■ **Available data**
§

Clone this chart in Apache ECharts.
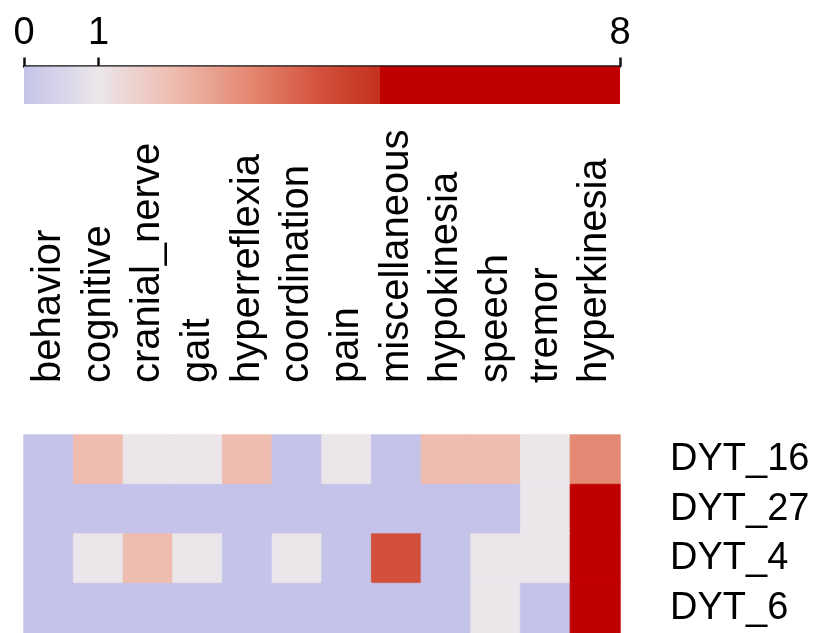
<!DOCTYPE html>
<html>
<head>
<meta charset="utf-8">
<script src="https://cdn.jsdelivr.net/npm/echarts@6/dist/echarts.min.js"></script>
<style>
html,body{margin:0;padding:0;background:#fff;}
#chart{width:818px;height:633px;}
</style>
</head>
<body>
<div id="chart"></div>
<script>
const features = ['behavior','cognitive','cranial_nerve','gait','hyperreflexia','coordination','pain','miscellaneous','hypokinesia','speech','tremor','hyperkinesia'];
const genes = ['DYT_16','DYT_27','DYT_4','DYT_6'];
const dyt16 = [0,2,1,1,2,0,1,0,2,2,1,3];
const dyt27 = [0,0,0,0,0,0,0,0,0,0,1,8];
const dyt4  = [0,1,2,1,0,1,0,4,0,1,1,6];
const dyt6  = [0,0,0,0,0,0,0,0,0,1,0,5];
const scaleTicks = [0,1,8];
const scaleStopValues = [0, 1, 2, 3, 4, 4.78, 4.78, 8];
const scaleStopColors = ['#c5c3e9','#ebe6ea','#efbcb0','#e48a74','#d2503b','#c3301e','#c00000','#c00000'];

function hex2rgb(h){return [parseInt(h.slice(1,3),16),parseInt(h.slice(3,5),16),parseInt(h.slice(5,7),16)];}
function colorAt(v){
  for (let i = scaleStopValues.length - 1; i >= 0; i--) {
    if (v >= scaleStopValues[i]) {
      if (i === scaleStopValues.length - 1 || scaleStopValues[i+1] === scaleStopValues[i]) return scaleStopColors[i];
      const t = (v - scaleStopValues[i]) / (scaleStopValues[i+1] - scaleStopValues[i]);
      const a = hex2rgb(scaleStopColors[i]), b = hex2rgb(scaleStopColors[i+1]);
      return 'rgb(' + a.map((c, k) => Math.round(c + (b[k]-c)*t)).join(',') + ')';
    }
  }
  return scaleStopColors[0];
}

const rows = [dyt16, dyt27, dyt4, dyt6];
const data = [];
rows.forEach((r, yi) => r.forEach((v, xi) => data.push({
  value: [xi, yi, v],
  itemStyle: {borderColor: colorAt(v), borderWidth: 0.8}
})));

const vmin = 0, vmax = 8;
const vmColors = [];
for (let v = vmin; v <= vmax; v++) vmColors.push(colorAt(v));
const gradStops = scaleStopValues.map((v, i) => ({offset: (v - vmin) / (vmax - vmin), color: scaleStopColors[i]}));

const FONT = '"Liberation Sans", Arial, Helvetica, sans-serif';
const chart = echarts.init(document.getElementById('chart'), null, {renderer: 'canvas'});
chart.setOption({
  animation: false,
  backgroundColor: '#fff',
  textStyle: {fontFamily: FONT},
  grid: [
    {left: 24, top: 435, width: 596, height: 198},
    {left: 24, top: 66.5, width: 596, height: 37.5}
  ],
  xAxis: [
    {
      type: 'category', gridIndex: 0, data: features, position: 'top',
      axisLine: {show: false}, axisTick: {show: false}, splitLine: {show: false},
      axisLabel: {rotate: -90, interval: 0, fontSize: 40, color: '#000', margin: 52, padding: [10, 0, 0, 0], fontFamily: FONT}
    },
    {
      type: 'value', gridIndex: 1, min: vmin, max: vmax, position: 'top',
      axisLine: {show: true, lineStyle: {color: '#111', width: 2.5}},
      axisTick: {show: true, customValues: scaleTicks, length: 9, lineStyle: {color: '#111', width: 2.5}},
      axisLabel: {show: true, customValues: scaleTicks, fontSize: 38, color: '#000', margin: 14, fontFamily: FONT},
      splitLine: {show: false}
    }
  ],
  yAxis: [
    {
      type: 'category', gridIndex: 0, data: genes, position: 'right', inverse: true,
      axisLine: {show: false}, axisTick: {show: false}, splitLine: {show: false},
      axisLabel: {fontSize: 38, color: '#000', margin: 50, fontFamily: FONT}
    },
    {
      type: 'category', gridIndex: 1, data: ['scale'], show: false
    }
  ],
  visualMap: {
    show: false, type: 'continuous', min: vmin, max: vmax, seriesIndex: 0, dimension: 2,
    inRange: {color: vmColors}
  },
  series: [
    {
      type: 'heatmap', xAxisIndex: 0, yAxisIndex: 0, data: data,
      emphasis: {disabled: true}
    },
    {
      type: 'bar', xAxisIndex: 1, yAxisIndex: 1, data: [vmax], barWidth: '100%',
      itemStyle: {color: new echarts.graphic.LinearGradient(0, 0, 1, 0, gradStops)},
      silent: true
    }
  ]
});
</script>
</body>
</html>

§

The material above holds pictures; copy everything else in it exactly.

Clone this chart in Apache ECharts.
<!DOCTYPE html>
<html>
<head>
<meta charset="utf-8">
<script src="https://cdn.jsdelivr.net/npm/echarts@6/dist/echarts.min.js"></script>
<style>
html,body{margin:0;padding:0;background:#fff;}
#chart{width:818px;height:633px;}
</style>
</head>
<body>
<div id="chart"></div>
<script>
const features = ['behavior','cognitive','cranial_nerve','gait','hyperreflexia','coordination','pain','miscellaneous','hypokinesia','speech','tremor','hyperkinesia'];
const genes = ['DYT_16','DYT_27','DYT_4','DYT_6'];
const dyt16 = [0,2,1,1,2,0,1,0,2,2,1,3];
const dyt27 = [0,0,0,0,0,0,0,0,0,0,1,8];
const dyt4  = [0,1,2,1,0,1,0,4,0,1,1,6];
const dyt6  = [0,0,0,0,0,0,0,0,0,1,0,5];
const scaleTicks = [0,1,8];
const scaleStopValues = [0, 1, 2, 3, 4, 4.78, 4.78, 8];
const scaleStopColors = ['#c5c3e9','#ebe6ea','#efbcb0','#e48a74','#d2503b','#c3301e','#c00000','#c00000'];

function hex2rgb(h){return [parseInt(h.slice(1,3),16),parseInt(h.slice(3,5),16),parseInt(h.slice(5,7),16)];}
function colorAt(v){
  for (let i = scaleStopValues.length - 1; i >= 0; i--) {
    if (v >= scaleStopValues[i]) {
      if (i === scaleStopValues.length - 1 || scaleStopValues[i+1] === scaleStopValues[i]) return scaleStopColors[i];
      const t = (v - scaleStopValues[i]) / (scaleStopValues[i+1] - scaleStopValues[i]);
      const a = hex2rgb(scaleStopColors[i]), b = hex2rgb(scaleStopColors[i+1]);
      return 'rgb(' + a.map((c, k) => Math.round(c + (b[k]-c)*t)).join(',') + ')';
    }
  }
  return scaleStopColors[0];
}

const rows = [dyt16, dyt27, dyt4, dyt6];
const data = [];
rows.forEach((r, yi) => r.forEach((v, xi) => data.push({
  value: [xi, yi, v],
  itemStyle: {borderColor: colorAt(v), borderWidth: 0.8}
})));

const vmin = 0, vmax = 8;
const vmColors = [];
for (let v = vmin; v <= vmax; v++) vmColors.push(colorAt(v));
const gradStops = scaleStopValues.map((v, i) => ({offset: (v - vmin) / (vmax - vmin), color: scaleStopColors[i]}));

const FONT = '"Liberation Sans", Arial, Helvetica, sans-serif';
const chart = echarts.init(document.getElementById('chart'), null, {renderer: 'canvas'});
chart.setOption({
  animation: false,
  backgroundColor: '#fff',
  textStyle: {fontFamily: FONT},
  grid: [
    {left: 24, top: 435, width: 596, height: 198},
    {left: 24, top: 66.5, width: 596, height: 37.5}
  ],
  xAxis: [
    {
      type: 'category', gridIndex: 0, data: features, position: 'top',
      axisLine: {show: false}, axisTick: {show: false}, splitLine: {show: false},
      axisLabel: {rotate: -90, interval: 0, fontSize: 40, color: '#000', margin: 52, padding: [10, 0, 0, 0], fontFamily: FONT}
    },
    {
      type: 'value', gridIndex: 1, min: vmin, max: vmax, position: 'top',
      axisLine: {show: true, lineStyle: {color: '#111', width: 2.5}},
      axisTick: {show: true, customValues: scaleTicks, length: 9, lineStyle: {color: '#111', width: 2.5}},
      axisLabel: {show: true, customValues: scaleTicks, fontSize: 38, color: '#000', margin: 14, fontFamily: FONT},
      splitLine: {show: false}
    }
  ],
  yAxis: [
    {
      type: 'category', gridIndex: 0, data: genes, position: 'right', inverse: true,
      axisLine: {show: false}, axisTick: {show: false}, splitLine: {show: false},
      axisLabel: {fontSize: 38, color: '#000', margin: 50, fontFamily: FONT}
    },
    {
      type: 'category', gridIndex: 1, data: ['scale'], show: false
    }
  ],
  visualMap: {
    show: false, type: 'continuous', min: vmin, max: vmax, seriesIndex: 0, dimension: 2,
    inRange: {color: vmColors}
  },
  series: [
    {
      type: 'heatmap', xAxisIndex: 0, yAxisIndex: 0, data: data,
      emphasis: {disabled: true}
    },
    {
      type: 'bar', xAxisIndex: 1, yAxisIndex: 1, data: [vmax], barWidth: '100%',
      itemStyle: {color: new echarts.graphic.LinearGradient(0, 0, 1, 0, gradStops)},
      silent: true
    }
  ]
});
</script>
</body>
</html>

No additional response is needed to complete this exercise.